No one knows precisely when or why Brussels became a city, so a certain surreality is built into the place. Sure, there’s fabulous fairy-tale architecture like you would expect to find in an old Euro-burg, and some breathtaking specimens of Art Nouveau, but even better is that the Bruxellois seem less hung up on what historical incident happened where than on enjoying a cup of rich hot chocolate. Which brings me back to the matter of fashion. For his turn at the Paris women’s ready-to-wear collections last month, Belgian designer Dries Van Noten served warm chocolate cakes and tea to the audience before showing them clothes with thoughtfully modified masculine touches that conveyed not only a sense of brooding chic but also of sensuality flickering just below the surface – kind of like Brussels on an overcast day.

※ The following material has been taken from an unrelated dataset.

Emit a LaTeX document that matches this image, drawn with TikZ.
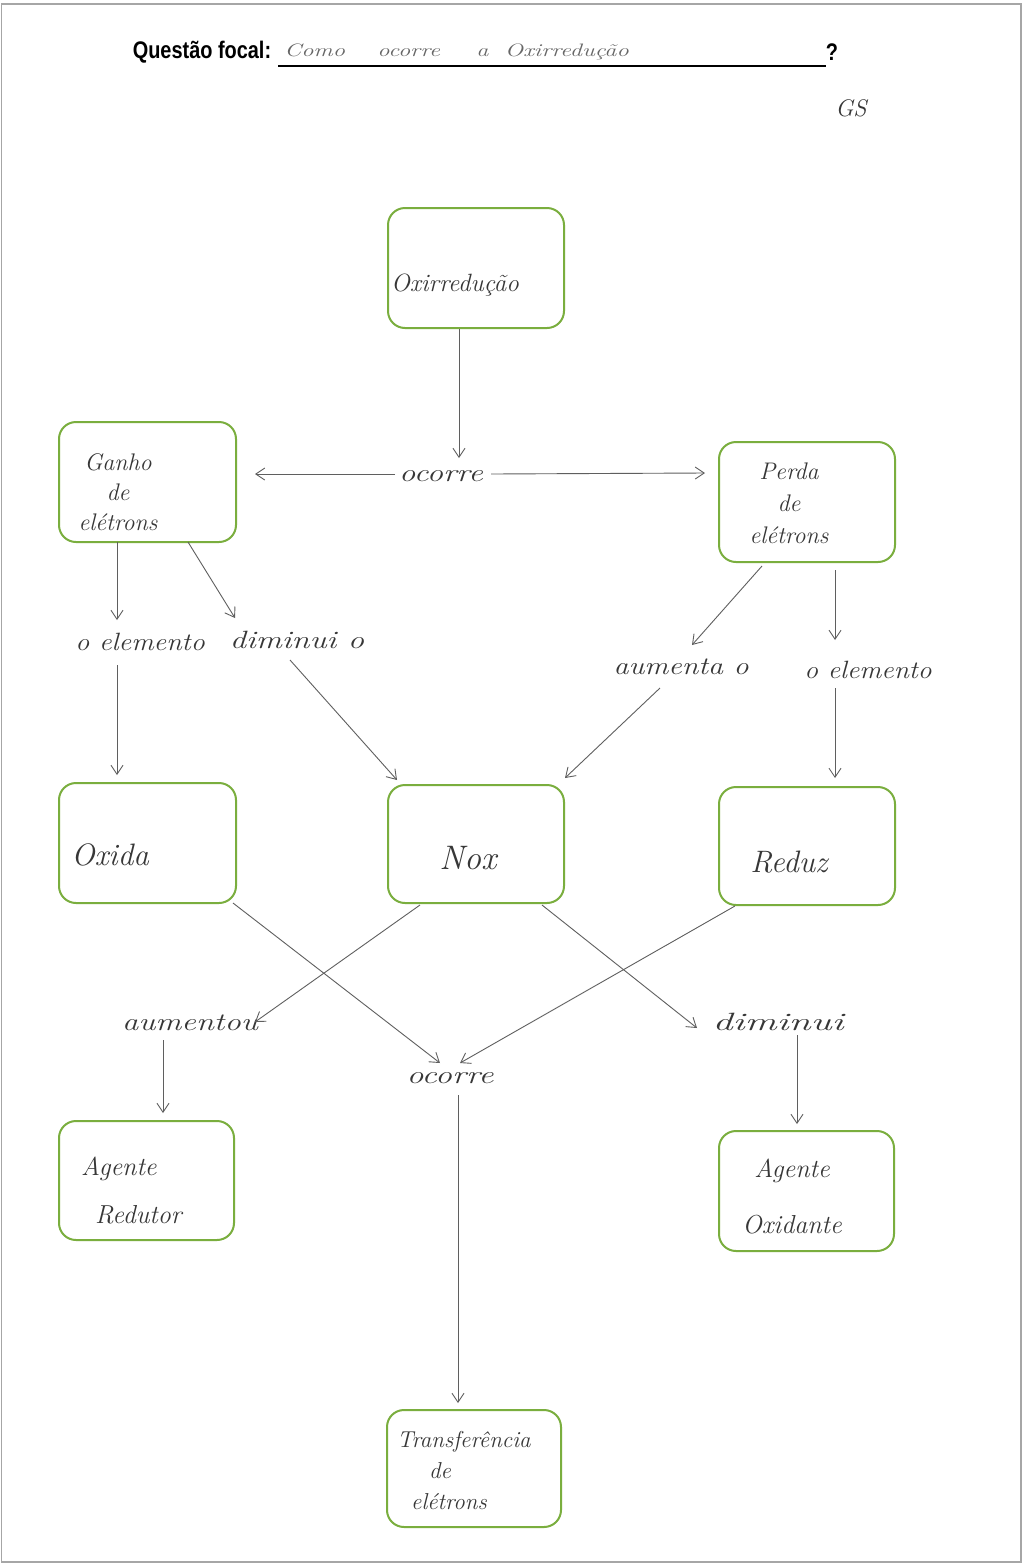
\documentclass[tikz,border=0pt]{standalone}
\usepackage{fontspec}
\newfontfamily\headfont{Liberation Sans}
\usetikzlibrary{arrows.meta,calc}
\definecolor{boxgreen}{RGB}{122,174,62}
\definecolor{ink}{RGB}{55,55,55}
\definecolor{linegray}{RGB}{95,95,95}
\begin{document}
\begin{tikzpicture}[x=1pt,y=-1pt,
  conceptbox/.style={draw=boxgreen,line width=2pt,rounded corners=17pt,
    minimum width=#1,minimum height=120pt,inner sep=0pt},
  hand/.style={text=ink,font=\fontsize{24}{30}\selectfont\itshape,inner sep=1pt},
  bighand/.style={text=ink,font=\fontsize{31}{36}\selectfont\itshape,inner sep=1pt},
  linktext/.style={text=ink,font=\fontsize{25}{28}\selectfont\itshape,inner sep=1pt,xscale=#1},
  linktext/.default=1.2,
  link/.style={draw=linegray,line width=0.9pt,-{Straight Barb[length=9pt,width=12pt]}}]
\useasboundingbox (0,0) rectangle (1023,1564);
\fill[white] (0,0) rectangle (1023,1564);
% sheet edge
\draw[gray!70,line width=1.5pt] (1.5,4) rectangle (1021,1562);

% focal question heading
\node[font=\headfont\bfseries\fontsize{24}{26}\selectfont,xscale=0.83,inner sep=0pt] (qlabel) at (202,52) {Questão focal:};
\node[font=\headfont\bfseries\fontsize{24}{26}\selectfont,xscale=0.83,inner sep=0pt] (qmark) at (832,52) {?};
\coordinate (ulstart) at (278,66);
\coordinate (ulend) at (826,66);
\draw[line width=2.2pt] (ulstart) -- (ulend);
\node[text=gray!80!black,font=\fontsize{18}{20}\selectfont\itshape,xscale=1.35,anchor=west,inner sep=0pt] (question) at (284,52)
  {Como\hspace{24pt}ocorre\hspace{27pt}a\hspace{12pt}Oxirredução};
\node[text=ink,font=\fontsize{24}{28}\selectfont\itshape,inner sep=0pt] (initials) at (851,108) {GS};

% concept boxes
\node[conceptbox=176pt] (oxi) at (476,268) {};
\node[conceptbox=177pt] (ganho) at (147.5,482) {};
\node[conceptbox=176pt] (perda) at (807,502) {};
\node[conceptbox=177pt] (oxida) at (147.5,843) {};
\node[conceptbox=176pt,minimum height=118pt] (nox) at (476,844) {};
\node[conceptbox=176pt,minimum height=118pt] (reduz) at (807,846) {};
\node[conceptbox=175pt,minimum height=119pt] (redutor) at (146.5,1180.5) {};
\node[conceptbox=175pt] (oxidante) at (806.5,1191) {};
\node[conceptbox=174pt,minimum height=117pt] (transf) at (474,1468.5) {};

% texts inside the boxes
\node[hand,anchor=west,font=\fontsize{25}{30}\selectfont\itshape] (oxi-t) at (390,285) {Oxirredução};
\node[hand,align=center,font=\fontsize{24}{30}\selectfont\itshape] (ganho-t) at (118,492) {Ganho\\de\\elétrons};
\node[hand,align=center,font=\fontsize{24}{32}\selectfont\itshape] (perda-t) at (789,503) {Perda\\de\\elétrons};
\node[bighand] (oxida-t) at (110,855) {Oxida};
\node[bighand,font=\fontsize{34}{36}\selectfont\itshape] (nox-t) at (468,858) {Nox};
\node[bighand] (reduz-t) at (789,862) {Reduz};
\node[hand,align=left,anchor=west,font=\fontsize{26}{48}\selectfont\itshape] (redutor-t) at (80,1190) {Agente\\\hspace*{14pt}Redutor};
\node[hand,align=center,font=\fontsize{26}{56}\selectfont\itshape] (oxidante-t) at (792,1196) {Agente\\Oxidante};
\node[hand,align=left,anchor=west,font=\fontsize{23}{31}\selectfont\itshape] (transf-t) at (396,1470) {Transferência\\\hspace*{32pt}de\\\hspace*{14pt}elétrons};

% linking words
\node[linktext=1.3] (oc1) at (441,476) {ocorre};
\node[linktext=1.12] (el1) at (140,642) {o elemento};
\node[linktext=1.3] (dim1) at (297,640) {diminui o};
\node[linktext=1.2] (aum1) at (681,667) {aumenta o};
\node[linktext=1.1] (el2) at (868,670) {o elemento};
\node[linktext=1.3] (aum2) at (190,1023) {aumentou};
\node[linktext=1.35] (oc2) at (450,1078) {ocorre};
\node[linktext=1.6] (dim2) at (778,1022) {diminui};

% connectors
\draw[link] ($(oxi.south)+(-17,0)$) -- ($(oc1.center)+(18,-18)$);
\draw[link] ($(oc1.center)+(-46,-2)$) -- ($(ganho.center)+(107.5,-8)$);
\draw[link] ($(oc1.center)+(50,-2)$) -- ($(perda.center)+(-102,-29)$);
\draw[link] ($(ganho.center)+(-30.5,60)$) -- ($(el1.center)+(-23,-22)$);
\draw[link] ($(el1.center)+(-23,23)$) -- ($(oxida.center)+(-30.5,-68)$);
\draw[link] ($(ganho.center)+(40.5,60)$) -- ($(dim1.center)+(-62,-22)$);
\draw[link] ($(dim1.center)+(-7,20)$) -- ($(nox.center)+(-79,-64)$);
\draw[link] ($(perda.center)+(-45,64)$) -- ($(aum1.center)+(11,-22)$);
\draw[link] ($(aum1.center)+(-21,21)$) -- ($(nox.center)+(89,-66)$);
\draw[link] ($(perda.center)+(28,68)$) -- ($(el2.center)+(-33,-30)$);
\draw[link] ($(el2.center)+(-33,18)$) -- ($(reduz.center)+(28,-68)$);
\draw[link] ($(oxida.center)+(85.5,60)$) -- ($(oc2.center)+(-10,-15)$);
\draw[link] ($(nox.center)+(-56,61)$) -- ($(aum2.center)+(65,-1)$);
\draw[link] ($(nox.center)+(66,61)$) -- ($(dim2.center)+(-81,6)$);
\draw[link] ($(reduz.center)+(-72,60)$) -- ($(oc2.center)+(10,-15)$);
\draw[link] ($(aum2.center)+(-27,17)$) -- ($(redutor.center)+(16.5,-67.5)$);
\draw[link] ($(dim2.center)+(19,13)$) -- ($(oxidante.center)+(-9.5,-67)$);
\draw[link] ($(oc2.center)+(8,17)$) -- ($(transf.center)+(-16,-65.5)$);
\end{tikzpicture}
\end{document}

While fashion show-offs like Vivenne Westwood and Jean-Paul Gaultier seek to shock (the latter a bit less politically, by sending his models in Paris down the catwalk with, er … cats), young Belgian designers like Olivier Theyskens, Raf Simons (for Jil Sander), and Martin Margiela are much closer to the murky yet mysterious side of modern urban life with their creations.


I sensed right away that Belgian designers are in exactly the right place, creatively speaking, when I visited the astonishingly original Fashion Rooms in Brussels’s Royal Windsor Hotel. Of the 266 rooms in this luxury property, a dozen have undergone extreme personalization at the hands of some of Belgium’s most talented fashion names. Each one was created as though the room was the designer’s own, or at least the one that he or she dreams of when traveling. Each is unique, none gimmicky.


I stayed in a junior suite designed by Nicolas Woit. Its two standout features are a pink velvet daybed and a constellation of pinpoint lights above the actual bed, but my mind keeps returning to one detail in particular: thick and incredibly soft velvet curtains in a shade of frosted lilac I swear I’ve never seen before.


As plush a cocoon as that was, it didn’t prepare me for the room designed by Nina Meert. Like the other designers involved, Ms. Meert principally designs clothes, but her decorating skills are on display here. Terrazzo stone tiles, hand-treated floors and walls in a Siena-at-sunset shade of peachy beige, plus a single table with a box full of pink peonies on top, had me thinking of a futuristic Tuscan villa seen through a soft filter. This – and some amazingly comfortable furniture – lingered long after I shut the door behind me.


(If the Fashion Rooms at the Royal Windsor are booked, I recommend staying at Le Meridien, not just for its prime location across from the central train station but because I know fewer business hotels that have nicer rooms or that are as smoothly run.)


Either place is a good base to rest up before exploring Brussels’s hidden style secrets. Many shops that showcase Brussels designers, such as Stijl and Mademoiselle Jean (the owner of the latter also designed a Fashion Room) are clustered along the rue Antoine Dansaert. The street is also home to posh Bonsoir Clara, a trendy eatery whose name is outdone perhaps only by a restaurant on the other side of town called Who’s Going To Walk the Dog? Inside that one, each table was graced with a different small exotic plant. Eclectic, cool, and very Brussels.


I was most intent on finding the chocolatier Pierre Marcolini, up the street facing the elegant Place du Grand Sablon. On the way, I ducked into a curiosity shop on rue Rollebeek, selling things like globes from colonial days and stuffed two-headed eagles. Farther up the street was a shop that could be the realization of a Rene Magritte dream: It only sold walking canes. Some were made of glass and looked like oversize candy canes.


A cane will come in handy a few blocks away, to keep you from reeling at how low the prices can go on fabulous secondhand furniture and interesting new pieces in the Marolles district, particularly along the rue Blaes and rue Haute. There’s nothing like a good bargain to accompany a creative profusion. A stroll through the central quarters of Brussels might change your mind about the 21st century, unlike that relic Paris, too busy fighting it to leave room for anything like fun.



Mr. Grant is based in Paris – for now.